:: Given information

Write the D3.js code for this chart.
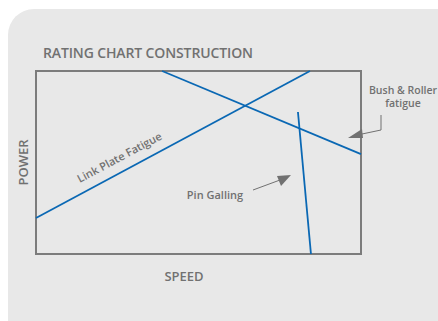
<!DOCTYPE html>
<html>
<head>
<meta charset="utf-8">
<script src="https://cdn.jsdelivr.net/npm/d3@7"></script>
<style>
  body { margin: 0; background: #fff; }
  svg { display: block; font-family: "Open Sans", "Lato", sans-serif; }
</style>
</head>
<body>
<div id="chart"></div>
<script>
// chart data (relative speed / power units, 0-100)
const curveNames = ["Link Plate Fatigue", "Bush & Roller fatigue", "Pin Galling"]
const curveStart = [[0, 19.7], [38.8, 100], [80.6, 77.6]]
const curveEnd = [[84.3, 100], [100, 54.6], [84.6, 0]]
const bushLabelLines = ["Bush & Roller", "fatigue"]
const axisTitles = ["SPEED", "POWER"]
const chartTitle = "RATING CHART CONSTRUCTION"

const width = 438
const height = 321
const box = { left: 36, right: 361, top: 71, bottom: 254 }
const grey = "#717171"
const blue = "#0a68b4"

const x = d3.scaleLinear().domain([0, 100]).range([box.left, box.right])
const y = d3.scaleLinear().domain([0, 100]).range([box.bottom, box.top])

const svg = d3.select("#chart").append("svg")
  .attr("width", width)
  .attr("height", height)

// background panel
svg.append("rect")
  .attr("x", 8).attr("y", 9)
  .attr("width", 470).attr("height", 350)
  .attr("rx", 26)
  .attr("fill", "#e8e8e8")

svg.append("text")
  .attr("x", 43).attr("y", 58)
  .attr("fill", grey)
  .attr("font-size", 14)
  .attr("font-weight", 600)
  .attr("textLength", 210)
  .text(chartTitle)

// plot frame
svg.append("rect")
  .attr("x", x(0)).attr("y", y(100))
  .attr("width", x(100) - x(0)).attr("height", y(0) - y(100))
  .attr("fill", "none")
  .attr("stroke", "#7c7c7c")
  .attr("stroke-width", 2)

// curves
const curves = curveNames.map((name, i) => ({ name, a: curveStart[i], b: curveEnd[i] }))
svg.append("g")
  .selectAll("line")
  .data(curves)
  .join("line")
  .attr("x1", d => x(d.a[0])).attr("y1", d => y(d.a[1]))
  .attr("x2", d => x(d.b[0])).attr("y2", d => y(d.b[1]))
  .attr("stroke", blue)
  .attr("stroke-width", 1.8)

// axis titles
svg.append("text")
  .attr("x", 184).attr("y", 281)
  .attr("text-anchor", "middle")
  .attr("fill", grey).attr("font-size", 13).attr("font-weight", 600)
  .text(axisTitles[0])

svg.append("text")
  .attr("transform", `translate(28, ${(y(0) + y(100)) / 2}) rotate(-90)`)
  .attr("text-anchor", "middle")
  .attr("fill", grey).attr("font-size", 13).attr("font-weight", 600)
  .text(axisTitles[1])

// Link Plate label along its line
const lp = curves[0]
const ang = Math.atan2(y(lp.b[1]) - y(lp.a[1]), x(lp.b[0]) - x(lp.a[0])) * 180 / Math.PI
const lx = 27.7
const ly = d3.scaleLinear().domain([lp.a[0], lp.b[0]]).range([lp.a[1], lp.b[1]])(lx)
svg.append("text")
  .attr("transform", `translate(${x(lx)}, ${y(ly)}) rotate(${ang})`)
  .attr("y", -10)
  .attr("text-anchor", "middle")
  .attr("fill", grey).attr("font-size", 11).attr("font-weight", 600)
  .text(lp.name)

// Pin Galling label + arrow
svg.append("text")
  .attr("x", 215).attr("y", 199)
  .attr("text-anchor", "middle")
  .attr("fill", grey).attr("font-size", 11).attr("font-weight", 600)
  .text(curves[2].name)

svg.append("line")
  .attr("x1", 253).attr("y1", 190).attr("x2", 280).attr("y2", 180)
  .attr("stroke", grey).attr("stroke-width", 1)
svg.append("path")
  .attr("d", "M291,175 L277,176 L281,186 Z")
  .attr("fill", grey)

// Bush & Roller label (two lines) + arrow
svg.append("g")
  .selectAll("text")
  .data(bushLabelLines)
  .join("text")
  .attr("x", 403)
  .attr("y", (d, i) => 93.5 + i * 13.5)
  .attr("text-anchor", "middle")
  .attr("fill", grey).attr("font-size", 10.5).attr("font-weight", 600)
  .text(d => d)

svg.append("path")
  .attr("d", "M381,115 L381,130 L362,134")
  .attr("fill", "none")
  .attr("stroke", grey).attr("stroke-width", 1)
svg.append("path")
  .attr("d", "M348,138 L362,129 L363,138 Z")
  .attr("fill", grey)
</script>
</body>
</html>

::::

Set task
Give back the whole listing as it stands, minus its pictures.

Task answer
Write the D3.js code for this chart.
<!DOCTYPE html>
<html>
<head>
<meta charset="utf-8">
<script src="https://cdn.jsdelivr.net/npm/d3@7"></script>
<style>
  body { margin: 0; background: #fff; }
  svg { display: block; font-family: "Open Sans", "Lato", sans-serif; }
</style>
</head>
<body>
<div id="chart"></div>
<script>
// chart data (relative speed / power units, 0-100)
const curveNames = ["Link Plate Fatigue", "Bush & Roller fatigue", "Pin Galling"]
const curveStart = [[0, 19.7], [38.8, 100], [80.6, 77.6]]
const curveEnd = [[84.3, 100], [100, 54.6], [84.6, 0]]
const bushLabelLines = ["Bush & Roller", "fatigue"]
const axisTitles = ["SPEED", "POWER"]
const chartTitle = "RATING CHART CONSTRUCTION"

const width = 438
const height = 321
const box = { left: 36, right: 361, top: 71, bottom: 254 }
const grey = "#717171"
const blue = "#0a68b4"

const x = d3.scaleLinear().domain([0, 100]).range([box.left, box.right])
const y = d3.scaleLinear().domain([0, 100]).range([box.bottom, box.top])

const svg = d3.select("#chart").append("svg")
  .attr("width", width)
  .attr("height", height)

// background panel
svg.append("rect")
  .attr("x", 8).attr("y", 9)
  .attr("width", 470).attr("height", 350)
  .attr("rx", 26)
  .attr("fill", "#e8e8e8")

svg.append("text")
  .attr("x", 43).attr("y", 58)
  .attr("fill", grey)
  .attr("font-size", 14)
  .attr("font-weight", 600)
  .attr("textLength", 210)
  .text(chartTitle)

// plot frame
svg.append("rect")
  .attr("x", x(0)).attr("y", y(100))
  .attr("width", x(100) - x(0)).attr("height", y(0) - y(100))
  .attr("fill", "none")
  .attr("stroke", "#7c7c7c")
  .attr("stroke-width", 2)

// curves
const curves = curveNames.map((name, i) => ({ name, a: curveStart[i], b: curveEnd[i] }))
svg.append("g")
  .selectAll("line")
  .data(curves)
  .join("line")
  .attr("x1", d => x(d.a[0])).attr("y1", d => y(d.a[1]))
  .attr("x2", d => x(d.b[0])).attr("y2", d => y(d.b[1]))
  .attr("stroke", blue)
  .attr("stroke-width", 1.8)

// axis titles
svg.append("text")
  .attr("x", 184).attr("y", 281)
  .attr("text-anchor", "middle")
  .attr("fill", grey).attr("font-size", 13).attr("font-weight", 600)
  .text(axisTitles[0])

svg.append("text")
  .attr("transform", `translate(28, ${(y(0) + y(100)) / 2}) rotate(-90)`)
  .attr("text-anchor", "middle")
  .attr("fill", grey).attr("font-size", 13).attr("font-weight", 600)
  .text(axisTitles[1])

// Link Plate label along its line
const lp = curves[0]
const ang = Math.atan2(y(lp.b[1]) - y(lp.a[1]), x(lp.b[0]) - x(lp.a[0])) * 180 / Math.PI
const lx = 27.7
const ly = d3.scaleLinear().domain([lp.a[0], lp.b[0]]).range([lp.a[1], lp.b[1]])(lx)
svg.append("text")
  .attr("transform", `translate(${x(lx)}, ${y(ly)}) rotate(${ang})`)
  .attr("y", -10)
  .attr("text-anchor", "middle")
  .attr("fill", grey).attr("font-size", 11).attr("font-weight", 600)
  .text(lp.name)

// Pin Galling label + arrow
svg.append("text")
  .attr("x", 215).attr("y", 199)
  .attr("text-anchor", "middle")
  .attr("fill", grey).attr("font-size", 11).attr("font-weight", 600)
  .text(curves[2].name)

svg.append("line")
  .attr("x1", 253).attr("y1", 190).attr("x2", 280).attr("y2", 180)
  .attr("stroke", grey).attr("stroke-width", 1)
svg.append("path")
  .attr("d", "M291,175 L277,176 L281,186 Z")
  .attr("fill", grey)

// Bush & Roller label (two lines) + arrow
svg.append("g")
  .selectAll("text")
  .data(bushLabelLines)
  .join("text")
  .attr("x", 403)
  .attr("y", (d, i) => 93.5 + i * 13.5)
  .attr("text-anchor", "middle")
  .attr("fill", grey).attr("font-size", 10.5).attr("font-weight", 600)
  .text(d => d)

svg.append("path")
  .attr("d", "M381,115 L381,130 L362,134")
  .attr("fill", "none")
  .attr("stroke", grey).attr("stroke-width", 1)
svg.append("path")
  .attr("d", "M348,138 L362,129 L363,138 Z")
  .attr("fill", grey)
</script>
</body>
</html>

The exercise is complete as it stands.